While my academic upbringing comes from the world of paleobotany, I am interested more broadly in how we can utilize modern tools to better understand plant evolution on a macroevolutionary scale, specifically relating to the plant form. My work focuses on extinct & extant seed-free vascular plant morphology, anatomy, and evolution.
The rhizomorphic lycopod lineage (Isoetales herein) has a history that extends over 400 million years into the Devonian and persists still today. During the Carboniferous, arborescent lycopods dominated the Earth’s landscape and left an abundant fossil record, placing the Carboniferous Isoetales among the best characterized groups of fossil plants. However, climatic and geologic changes triggered a shift in the ecological role of Isoetales, diminished their diversity in terrestrial ecosystems, and created conditions unfavorable to plant fossilization (e.g., Permian- Triassic coal gap). Together, these events obscure key data on the last 320-million-years of their evolutionary history, including pivotal evidence on the origins of modern Isoetes. Only a small fraction of isoetalean macrofossils are known from the Triassic, and an even smaller portion of these are anatomically preserved. Similarly, a few isoetalean macrofossils are known from Antarctica but none are Triassic permineralizations. Here we report a new lycopod fossil from the Triassic Fremouw Formation of Antarctica. This specimen is permineralized in a silicified peat and was studied using the cellulose acetate peel technique. The fragment is partially compressed and incompletely preserved. Anatomical details of this specimen can only be observed when peels are attached to the slab surface, making many details of their morphology and anatomy challenging to reconstruct. Nevertheless, the anatomy that is preserved indicates the specimen has an isoetalean affinity. The primary vascular tissues are not preserved but the secondary xylem cylinder is present, measuring approximately 15-20 cells (3.2 mm) thick. To the outside of the secondary xylem is a multilayered cortex composed of homogenous, parenchymatous cells. These layers create a rippling pattern, although it is unclear whether this is a taphonomic artifact or true to the specimen, and regularly arranged isoetalean rootlet traces are found on one side of this axis. Owing to the rarity of permineralized Triassic isoetaleans, this specimen provides crucial data on the anatomy and diversity of Mesozoic Isoetales and will advance our understanding of the evolutionary history of rhizomorphic lycopods.
The Cyatheales, colloquially known as tree ferns, are found today in tropical to temperate regions worldwide. Modern molecular classification of the order includes eight families containing 13 genera and 713 species. Cyathealean ferns may date back as early as the Triassic, and become prominent components of floras later in the Mesozoic. Despite their plentifulness in the fossil record, identifying these fossils poses many challenges. Molecular classifications of this order based on extant members, in many cases, lack strong morphological synapomorphies.

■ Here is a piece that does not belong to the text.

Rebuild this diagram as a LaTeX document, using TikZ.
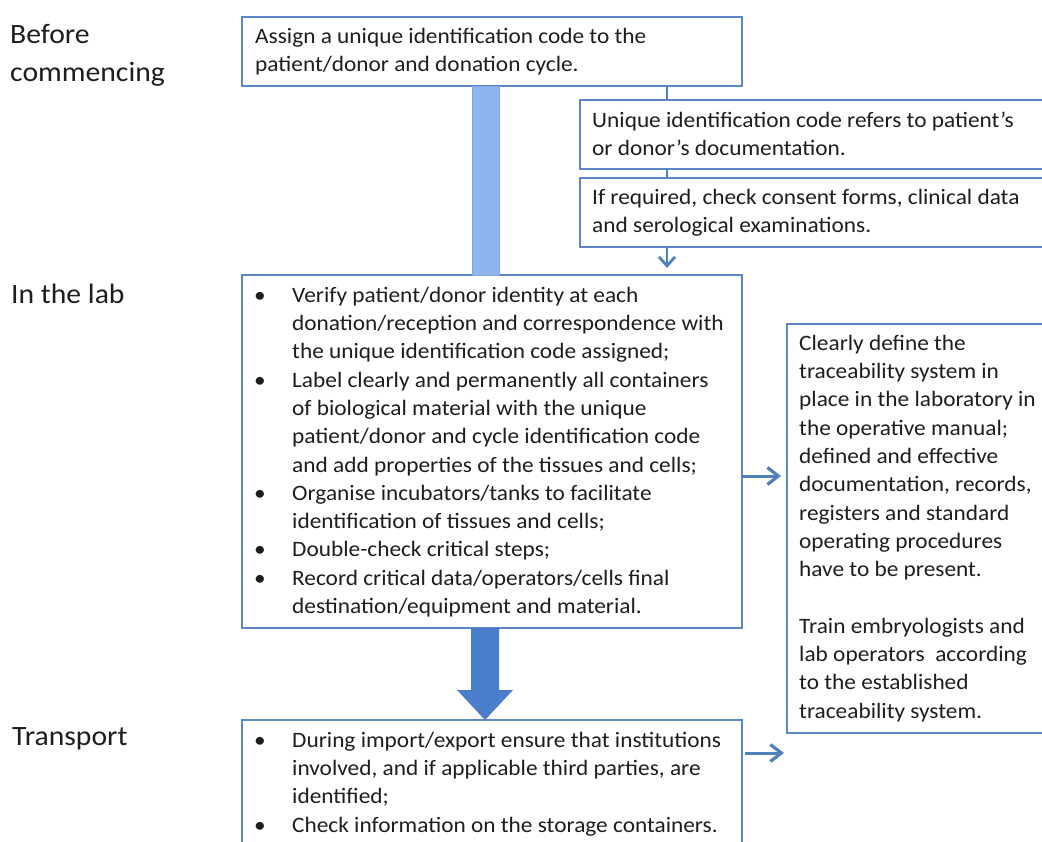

In addition, the morphology of single organs of the Cyatheales can often resemble those of distantly related ferns. These difficulties, coupled with inconsistent classification and frequent movement of fossil and living ferns on several taxonomic levels, has resulted in an inordinately complicated taxonomic history of the Cyatheales. In addition to describing a new fossil fern specimen, I hope this work can highlight the importance of considering morphological data in the phylogenetic analysis of ferns, stress the importance of standards in qualitative morphological description, and illustrate the value in classical morphological and anatomical study of plants. You can access the abstract for the talk I gave on some new fossil cyathealean ferns here.
Devonian floras illustrate the earliest radiations of vascular plant diversity, and allow paleobotanists a unique appreciation for how these morphologically simple plants laid the groundwork for the immense variation in plant form since. One group of these plants, the zosterophylls, are the earliest members of the lycophytes. Members of this clade dominated Carboniferous landscapes, and persist today. Despite their pivotal systematic position relative to both the lycophytes and euphyllophytes, relationships within the group as well as with other Devonian plants remain murky. For the completion of my master's thesis, I built a matrix of taxa with a focus on anatomical characters, aiming to evaluate relationships within the group. The results of this project emphasized the importance of how utilizing both anatomical and morphological characters, especially with morphologically 'simple' plants, to render the most accurate representation of their relationships.
Further directions for this research are (1) to more thoroughly investigate zosterophyll relationships with other groups of early vascular plants and (2) utilize this robust matrix as a portion of a much larger morphology- and anatomy-based phylogenetic analysis of lycophytes.